[BEGIN]

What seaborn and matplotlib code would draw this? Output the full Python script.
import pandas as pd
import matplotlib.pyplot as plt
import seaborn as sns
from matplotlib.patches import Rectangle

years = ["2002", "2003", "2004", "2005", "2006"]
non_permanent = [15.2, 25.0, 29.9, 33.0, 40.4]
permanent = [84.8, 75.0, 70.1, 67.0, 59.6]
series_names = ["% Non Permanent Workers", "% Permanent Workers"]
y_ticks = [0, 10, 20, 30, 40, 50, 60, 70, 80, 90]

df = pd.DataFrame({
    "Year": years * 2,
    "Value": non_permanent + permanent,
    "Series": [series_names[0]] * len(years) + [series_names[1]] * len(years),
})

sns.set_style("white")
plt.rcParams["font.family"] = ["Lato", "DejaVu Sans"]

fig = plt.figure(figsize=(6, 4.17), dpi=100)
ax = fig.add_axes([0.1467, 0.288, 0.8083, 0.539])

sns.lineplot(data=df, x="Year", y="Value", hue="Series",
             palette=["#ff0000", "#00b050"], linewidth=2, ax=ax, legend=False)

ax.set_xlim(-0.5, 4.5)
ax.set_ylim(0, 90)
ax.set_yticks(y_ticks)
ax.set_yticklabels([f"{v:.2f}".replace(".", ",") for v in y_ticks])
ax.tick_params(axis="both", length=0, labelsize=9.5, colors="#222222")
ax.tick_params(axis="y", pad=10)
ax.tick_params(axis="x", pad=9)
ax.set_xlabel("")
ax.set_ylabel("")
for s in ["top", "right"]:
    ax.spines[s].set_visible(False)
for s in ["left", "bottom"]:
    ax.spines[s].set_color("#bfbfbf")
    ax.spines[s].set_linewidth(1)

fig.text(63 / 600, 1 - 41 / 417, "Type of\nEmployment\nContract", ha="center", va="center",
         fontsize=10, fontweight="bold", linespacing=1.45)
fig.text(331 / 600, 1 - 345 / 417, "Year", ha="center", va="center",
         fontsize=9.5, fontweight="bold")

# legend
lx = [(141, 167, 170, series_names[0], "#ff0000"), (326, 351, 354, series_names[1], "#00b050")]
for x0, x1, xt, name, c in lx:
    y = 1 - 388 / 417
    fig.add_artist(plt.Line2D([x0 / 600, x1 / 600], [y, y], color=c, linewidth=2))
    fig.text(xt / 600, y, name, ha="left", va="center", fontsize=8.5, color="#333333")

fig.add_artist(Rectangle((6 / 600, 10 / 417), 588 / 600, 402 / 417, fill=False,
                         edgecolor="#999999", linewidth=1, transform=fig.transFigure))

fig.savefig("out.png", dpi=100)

[END]

### [What is being asked]
Transcribe the data. Leave every line exactly as it is.

### [The response]
What seaborn and matplotlib code would draw this? Output the full Python script.
import pandas as pd
import matplotlib.pyplot as plt
import seaborn as sns
from matplotlib.patches import Rectangle

years = ["2002", "2003", "2004", "2005", "2006"]
non_permanent = [15.2, 25.0, 29.9, 33.0, 40.4]
permanent = [84.8, 75.0, 70.1, 67.0, 59.6]
series_names = ["% Non Permanent Workers", "% Permanent Workers"]
y_ticks = [0, 10, 20, 30, 40, 50, 60, 70, 80, 90]

df = pd.DataFrame({
    "Year": years * 2,
    "Value": non_permanent + permanent,
    "Series": [series_names[0]] * len(years) + [series_names[1]] * len(years),
})

sns.set_style("white")
plt.rcParams["font.family"] = ["Lato", "DejaVu Sans"]

fig = plt.figure(figsize=(6, 4.17), dpi=100)
ax = fig.add_axes([0.1467, 0.288, 0.8083, 0.539])

sns.lineplot(data=df, x="Year", y="Value", hue="Series",
             palette=["#ff0000", "#00b050"], linewidth=2, ax=ax, legend=False)

ax.set_xlim(-0.5, 4.5)
ax.set_ylim(0, 90)
ax.set_yticks(y_ticks)
ax.set_yticklabels([f"{v:.2f}".replace(".", ",") for v in y_ticks])
ax.tick_params(axis="both", length=0, labelsize=9.5, colors="#222222")
ax.tick_params(axis="y", pad=10)
ax.tick_params(axis="x", pad=9)
ax.set_xlabel("")
ax.set_ylabel("")
for s in ["top", "right"]:
    ax.spines[s].set_visible(False)
for s in ["left", "bottom"]:
    ax.spines[s].set_color("#bfbfbf")
    ax.spines[s].set_linewidth(1)

fig.text(63 / 600, 1 - 41 / 417, "Type of\nEmployment\nContract", ha="center", va="center",
         fontsize=10, fontweight="bold", linespacing=1.45)
fig.text(331 / 600, 1 - 345 / 417, "Year", ha="center", va="center",
         fontsize=9.5, fontweight="bold")

# legend
lx = [(141, 167, 170, series_names[0], "#ff0000"), (326, 351, 354, series_names[1], "#00b050")]
for x0, x1, xt, name, c in lx:
    y = 1 - 388 / 417
    fig.add_artist(plt.Line2D([x0 / 600, x1 / 600], [y, y], color=c, linewidth=2))
    fig.text(xt / 600, y, name, ha="left", va="center", fontsize=8.5, color="#333333")

fig.add_artist(Rectangle((6 / 600, 10 / 417), 588 / 600, 402 / 417, fill=False,
                         edgecolor="#999999", linewidth=1, transform=fig.transFigure))

fig.savefig("out.png", dpi=100)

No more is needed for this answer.